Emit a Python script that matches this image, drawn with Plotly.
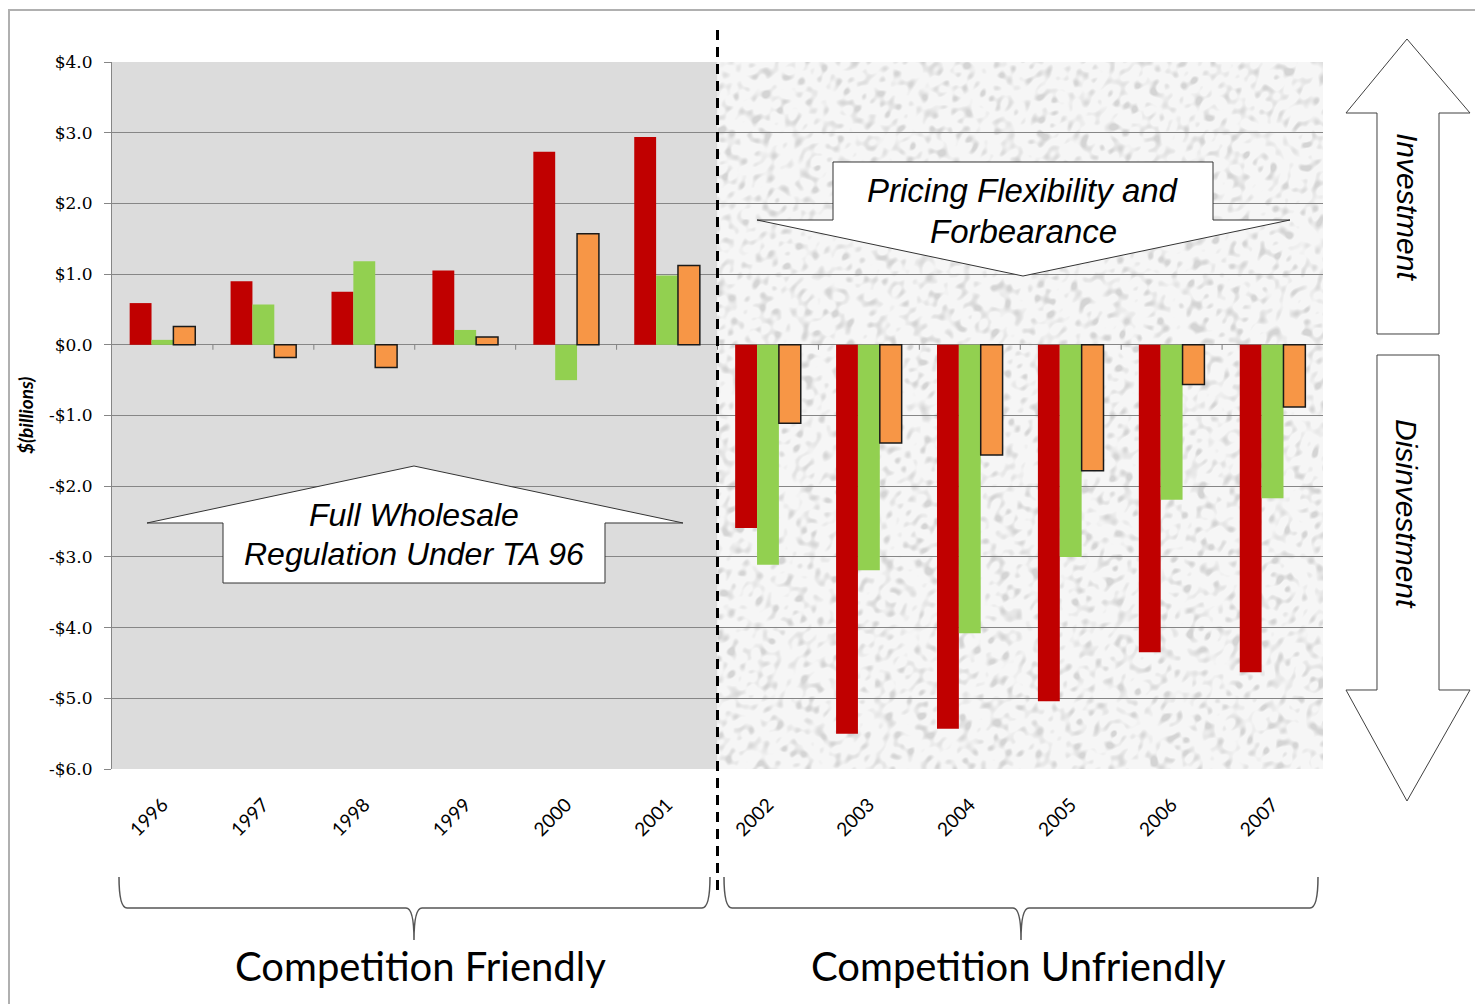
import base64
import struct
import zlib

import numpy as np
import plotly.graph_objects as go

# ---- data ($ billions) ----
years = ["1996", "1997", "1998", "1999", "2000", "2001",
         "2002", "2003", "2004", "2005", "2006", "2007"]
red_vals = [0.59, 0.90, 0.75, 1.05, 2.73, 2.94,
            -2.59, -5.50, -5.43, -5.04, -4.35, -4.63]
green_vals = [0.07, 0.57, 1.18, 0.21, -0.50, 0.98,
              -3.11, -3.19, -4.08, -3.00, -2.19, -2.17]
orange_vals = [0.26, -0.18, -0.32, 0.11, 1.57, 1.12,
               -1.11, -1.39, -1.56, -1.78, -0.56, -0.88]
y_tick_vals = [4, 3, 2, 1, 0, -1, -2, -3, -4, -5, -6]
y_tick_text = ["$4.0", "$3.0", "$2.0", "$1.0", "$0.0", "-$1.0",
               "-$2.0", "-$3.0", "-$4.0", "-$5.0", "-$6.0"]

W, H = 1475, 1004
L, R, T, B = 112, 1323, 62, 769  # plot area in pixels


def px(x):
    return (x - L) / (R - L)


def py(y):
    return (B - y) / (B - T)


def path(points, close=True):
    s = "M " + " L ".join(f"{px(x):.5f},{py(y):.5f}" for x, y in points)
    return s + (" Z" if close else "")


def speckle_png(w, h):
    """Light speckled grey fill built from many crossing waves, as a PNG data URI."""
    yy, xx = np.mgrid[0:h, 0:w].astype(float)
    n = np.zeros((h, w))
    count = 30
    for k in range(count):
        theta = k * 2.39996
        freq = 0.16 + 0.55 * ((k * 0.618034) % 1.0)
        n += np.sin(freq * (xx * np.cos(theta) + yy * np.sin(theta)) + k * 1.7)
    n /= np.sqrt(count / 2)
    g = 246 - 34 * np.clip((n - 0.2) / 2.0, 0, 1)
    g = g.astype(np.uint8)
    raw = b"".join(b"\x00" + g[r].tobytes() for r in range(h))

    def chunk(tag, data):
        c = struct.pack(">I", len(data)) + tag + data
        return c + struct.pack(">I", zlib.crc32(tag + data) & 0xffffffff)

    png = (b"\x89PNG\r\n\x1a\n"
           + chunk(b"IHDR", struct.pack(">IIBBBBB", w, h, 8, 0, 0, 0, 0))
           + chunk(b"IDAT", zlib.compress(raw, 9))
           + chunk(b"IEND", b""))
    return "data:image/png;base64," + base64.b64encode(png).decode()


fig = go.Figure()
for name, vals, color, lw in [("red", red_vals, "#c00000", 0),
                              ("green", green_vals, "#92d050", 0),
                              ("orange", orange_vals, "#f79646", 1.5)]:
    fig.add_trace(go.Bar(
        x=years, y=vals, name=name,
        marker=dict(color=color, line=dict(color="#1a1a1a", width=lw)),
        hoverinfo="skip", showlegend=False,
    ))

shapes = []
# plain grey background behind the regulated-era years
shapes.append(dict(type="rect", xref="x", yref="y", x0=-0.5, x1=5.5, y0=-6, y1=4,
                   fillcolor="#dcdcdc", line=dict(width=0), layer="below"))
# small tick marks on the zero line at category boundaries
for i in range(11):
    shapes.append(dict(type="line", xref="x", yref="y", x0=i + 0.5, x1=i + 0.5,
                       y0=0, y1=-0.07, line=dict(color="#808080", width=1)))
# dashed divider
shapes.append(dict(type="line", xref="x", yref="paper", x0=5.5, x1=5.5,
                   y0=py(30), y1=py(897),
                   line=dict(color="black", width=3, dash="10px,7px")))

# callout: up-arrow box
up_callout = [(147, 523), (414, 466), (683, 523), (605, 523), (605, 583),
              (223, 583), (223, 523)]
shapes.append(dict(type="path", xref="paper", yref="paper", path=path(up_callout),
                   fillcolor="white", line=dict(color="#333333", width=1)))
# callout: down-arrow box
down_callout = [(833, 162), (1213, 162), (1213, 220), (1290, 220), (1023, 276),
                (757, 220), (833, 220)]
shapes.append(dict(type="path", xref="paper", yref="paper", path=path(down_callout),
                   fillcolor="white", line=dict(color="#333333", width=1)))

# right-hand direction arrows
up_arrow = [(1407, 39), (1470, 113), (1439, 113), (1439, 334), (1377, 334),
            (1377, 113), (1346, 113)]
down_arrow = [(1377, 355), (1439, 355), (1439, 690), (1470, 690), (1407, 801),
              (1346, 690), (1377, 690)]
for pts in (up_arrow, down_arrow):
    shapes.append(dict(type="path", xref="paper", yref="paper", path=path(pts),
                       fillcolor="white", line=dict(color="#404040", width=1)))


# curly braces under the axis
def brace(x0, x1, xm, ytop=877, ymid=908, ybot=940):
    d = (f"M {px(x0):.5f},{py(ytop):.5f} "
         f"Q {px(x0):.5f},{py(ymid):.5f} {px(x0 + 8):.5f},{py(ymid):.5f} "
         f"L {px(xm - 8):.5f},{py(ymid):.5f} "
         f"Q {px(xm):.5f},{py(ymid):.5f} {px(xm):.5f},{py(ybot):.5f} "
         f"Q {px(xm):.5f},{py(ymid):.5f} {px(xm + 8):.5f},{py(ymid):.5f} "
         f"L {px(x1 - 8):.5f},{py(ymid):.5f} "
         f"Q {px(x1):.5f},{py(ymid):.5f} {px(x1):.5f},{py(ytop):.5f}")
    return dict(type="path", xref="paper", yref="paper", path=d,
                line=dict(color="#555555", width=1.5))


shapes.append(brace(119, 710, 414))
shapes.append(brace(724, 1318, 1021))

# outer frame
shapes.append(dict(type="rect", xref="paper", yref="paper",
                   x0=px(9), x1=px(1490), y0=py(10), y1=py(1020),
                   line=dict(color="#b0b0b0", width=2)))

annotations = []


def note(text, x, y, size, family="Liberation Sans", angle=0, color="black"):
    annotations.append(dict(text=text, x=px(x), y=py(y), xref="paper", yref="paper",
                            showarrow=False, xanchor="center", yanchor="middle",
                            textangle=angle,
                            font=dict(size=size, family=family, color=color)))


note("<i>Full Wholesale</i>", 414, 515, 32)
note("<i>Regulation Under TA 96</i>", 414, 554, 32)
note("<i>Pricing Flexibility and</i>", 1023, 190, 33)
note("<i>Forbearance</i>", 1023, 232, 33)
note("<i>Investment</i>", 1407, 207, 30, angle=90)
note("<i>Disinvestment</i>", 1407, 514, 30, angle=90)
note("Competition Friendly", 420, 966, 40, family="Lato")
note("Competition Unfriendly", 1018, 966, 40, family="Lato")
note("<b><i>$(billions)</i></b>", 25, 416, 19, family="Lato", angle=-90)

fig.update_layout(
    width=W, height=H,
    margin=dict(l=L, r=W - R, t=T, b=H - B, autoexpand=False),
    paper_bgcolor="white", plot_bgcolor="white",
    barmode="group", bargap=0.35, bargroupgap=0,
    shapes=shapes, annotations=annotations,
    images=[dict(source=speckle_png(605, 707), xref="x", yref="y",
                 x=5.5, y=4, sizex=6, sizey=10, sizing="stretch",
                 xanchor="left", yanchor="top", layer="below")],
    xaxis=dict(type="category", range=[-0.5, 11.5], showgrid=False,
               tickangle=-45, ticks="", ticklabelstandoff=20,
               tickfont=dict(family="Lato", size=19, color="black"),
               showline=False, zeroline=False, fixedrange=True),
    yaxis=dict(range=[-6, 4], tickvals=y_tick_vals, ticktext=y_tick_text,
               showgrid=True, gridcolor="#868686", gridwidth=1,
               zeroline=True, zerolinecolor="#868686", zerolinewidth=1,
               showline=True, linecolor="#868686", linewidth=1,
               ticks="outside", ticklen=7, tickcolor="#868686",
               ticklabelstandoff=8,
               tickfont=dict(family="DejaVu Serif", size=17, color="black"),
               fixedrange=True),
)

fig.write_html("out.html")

◆ **Task instructions**: Restate the whole listing above exactly, except for its images.

◆ **Finished exercise**:
Emit a Python script that matches this image, drawn with Plotly.
import base64
import struct
import zlib

import numpy as np
import plotly.graph_objects as go

# ---- data ($ billions) ----
years = ["1996", "1997", "1998", "1999", "2000", "2001",
         "2002", "2003", "2004", "2005", "2006", "2007"]
red_vals = [0.59, 0.90, 0.75, 1.05, 2.73, 2.94,
            -2.59, -5.50, -5.43, -5.04, -4.35, -4.63]
green_vals = [0.07, 0.57, 1.18, 0.21, -0.50, 0.98,
              -3.11, -3.19, -4.08, -3.00, -2.19, -2.17]
orange_vals = [0.26, -0.18, -0.32, 0.11, 1.57, 1.12,
               -1.11, -1.39, -1.56, -1.78, -0.56, -0.88]
y_tick_vals = [4, 3, 2, 1, 0, -1, -2, -3, -4, -5, -6]
y_tick_text = ["$4.0", "$3.0", "$2.0", "$1.0", "$0.0", "-$1.0",
               "-$2.0", "-$3.0", "-$4.0", "-$5.0", "-$6.0"]

W, H = 1475, 1004
L, R, T, B = 112, 1323, 62, 769  # plot area in pixels


def px(x):
    return (x - L) / (R - L)


def py(y):
    return (B - y) / (B - T)


def path(points, close=True):
    s = "M " + " L ".join(f"{px(x):.5f},{py(y):.5f}" for x, y in points)
    return s + (" Z" if close else "")


def speckle_png(w, h):
    """Light speckled grey fill built from many crossing waves, as a PNG data URI."""
    yy, xx = np.mgrid[0:h, 0:w].astype(float)
    n = np.zeros((h, w))
    count = 30
    for k in range(count):
        theta = k * 2.39996
        freq = 0.16 + 0.55 * ((k * 0.618034) % 1.0)
        n += np.sin(freq * (xx * np.cos(theta) + yy * np.sin(theta)) + k * 1.7)
    n /= np.sqrt(count / 2)
    g = 246 - 34 * np.clip((n - 0.2) / 2.0, 0, 1)
    g = g.astype(np.uint8)
    raw = b"".join(b"\x00" + g[r].tobytes() for r in range(h))

    def chunk(tag, data):
        c = struct.pack(">I", len(data)) + tag + data
        return c + struct.pack(">I", zlib.crc32(tag + data) & 0xffffffff)

    png = (b"\x89PNG\r\n\x1a\n"
           + chunk(b"IHDR", struct.pack(">IIBBBBB", w, h, 8, 0, 0, 0, 0))
           + chunk(b"IDAT", zlib.compress(raw, 9))
           + chunk(b"IEND", b""))
    return "data:image/png;base64," + base64.b64encode(png).decode()


fig = go.Figure()
for name, vals, color, lw in [("red", red_vals, "#c00000", 0),
                              ("green", green_vals, "#92d050", 0),
                              ("orange", orange_vals, "#f79646", 1.5)]:
    fig.add_trace(go.Bar(
        x=years, y=vals, name=name,
        marker=dict(color=color, line=dict(color="#1a1a1a", width=lw)),
        hoverinfo="skip", showlegend=False,
    ))

shapes = []
# plain grey background behind the regulated-era years
shapes.append(dict(type="rect", xref="x", yref="y", x0=-0.5, x1=5.5, y0=-6, y1=4,
                   fillcolor="#dcdcdc", line=dict(width=0), layer="below"))
# small tick marks on the zero line at category boundaries
for i in range(11):
    shapes.append(dict(type="line", xref="x", yref="y", x0=i + 0.5, x1=i + 0.5,
                       y0=0, y1=-0.07, line=dict(color="#808080", width=1)))
# dashed divider
shapes.append(dict(type="line", xref="x", yref="paper", x0=5.5, x1=5.5,
                   y0=py(30), y1=py(897),
                   line=dict(color="black", width=3, dash="10px,7px")))

# callout: up-arrow box
up_callout = [(147, 523), (414, 466), (683, 523), (605, 523), (605, 583),
              (223, 583), (223, 523)]
shapes.append(dict(type="path", xref="paper", yref="paper", path=path(up_callout),
                   fillcolor="white", line=dict(color="#333333", width=1)))
# callout: down-arrow box
down_callout = [(833, 162), (1213, 162), (1213, 220), (1290, 220), (1023, 276),
                (757, 220), (833, 220)]
shapes.append(dict(type="path", xref="paper", yref="paper", path=path(down_callout),
                   fillcolor="white", line=dict(color="#333333", width=1)))

# right-hand direction arrows
up_arrow = [(1407, 39), (1470, 113), (1439, 113), (1439, 334), (1377, 334),
            (1377, 113), (1346, 113)]
down_arrow = [(1377, 355), (1439, 355), (1439, 690), (1470, 690), (1407, 801),
              (1346, 690), (1377, 690)]
for pts in (up_arrow, down_arrow):
    shapes.append(dict(type="path", xref="paper", yref="paper", path=path(pts),
                       fillcolor="white", line=dict(color="#404040", width=1)))


# curly braces under the axis
def brace(x0, x1, xm, ytop=877, ymid=908, ybot=940):
    d = (f"M {px(x0):.5f},{py(ytop):.5f} "
         f"Q {px(x0):.5f},{py(ymid):.5f} {px(x0 + 8):.5f},{py(ymid):.5f} "
         f"L {px(xm - 8):.5f},{py(ymid):.5f} "
         f"Q {px(xm):.5f},{py(ymid):.5f} {px(xm):.5f},{py(ybot):.5f} "
         f"Q {px(xm):.5f},{py(ymid):.5f} {px(xm + 8):.5f},{py(ymid):.5f} "
         f"L {px(x1 - 8):.5f},{py(ymid):.5f} "
         f"Q {px(x1):.5f},{py(ymid):.5f} {px(x1):.5f},{py(ytop):.5f}")
    return dict(type="path", xref="paper", yref="paper", path=d,
                line=dict(color="#555555", width=1.5))


shapes.append(brace(119, 710, 414))
shapes.append(brace(724, 1318, 1021))

# outer frame
shapes.append(dict(type="rect", xref="paper", yref="paper",
                   x0=px(9), x1=px(1490), y0=py(10), y1=py(1020),
                   line=dict(color="#b0b0b0", width=2)))

annotations = []


def note(text, x, y, size, family="Liberation Sans", angle=0, color="black"):
    annotations.append(dict(text=text, x=px(x), y=py(y), xref="paper", yref="paper",
                            showarrow=False, xanchor="center", yanchor="middle",
                            textangle=angle,
                            font=dict(size=size, family=family, color=color)))


note("<i>Full Wholesale</i>", 414, 515, 32)
note("<i>Regulation Under TA 96</i>", 414, 554, 32)
note("<i>Pricing Flexibility and</i>", 1023, 190, 33)
note("<i>Forbearance</i>", 1023, 232, 33)
note("<i>Investment</i>", 1407, 207, 30, angle=90)
note("<i>Disinvestment</i>", 1407, 514, 30, angle=90)
note("Competition Friendly", 420, 966, 40, family="Lato")
note("Competition Unfriendly", 1018, 966, 40, family="Lato")
note("<b><i>$(billions)</i></b>", 25, 416, 19, family="Lato", angle=-90)

fig.update_layout(
    width=W, height=H,
    margin=dict(l=L, r=W - R, t=T, b=H - B, autoexpand=False),
    paper_bgcolor="white", plot_bgcolor="white",
    barmode="group", bargap=0.35, bargroupgap=0,
    shapes=shapes, annotations=annotations,
    images=[dict(source=speckle_png(605, 707), xref="x", yref="y",
                 x=5.5, y=4, sizex=6, sizey=10, sizing="stretch",
                 xanchor="left", yanchor="top", layer="below")],
    xaxis=dict(type="category", range=[-0.5, 11.5], showgrid=False,
               tickangle=-45, ticks="", ticklabelstandoff=20,
               tickfont=dict(family="Lato", size=19, color="black"),
               showline=False, zeroline=False, fixedrange=True),
    yaxis=dict(range=[-6, 4], tickvals=y_tick_vals, ticktext=y_tick_text,
               showgrid=True, gridcolor="#868686", gridwidth=1,
               zeroline=True, zerolinecolor="#868686", zerolinewidth=1,
               showline=True, linecolor="#868686", linewidth=1,
               ticks="outside", ticklen=7, tickcolor="#868686",
               ticklabelstandoff=8,
               tickfont=dict(family="DejaVu Serif", size=17, color="black"),
               fixedrange=True),
)

fig.write_html("out.html")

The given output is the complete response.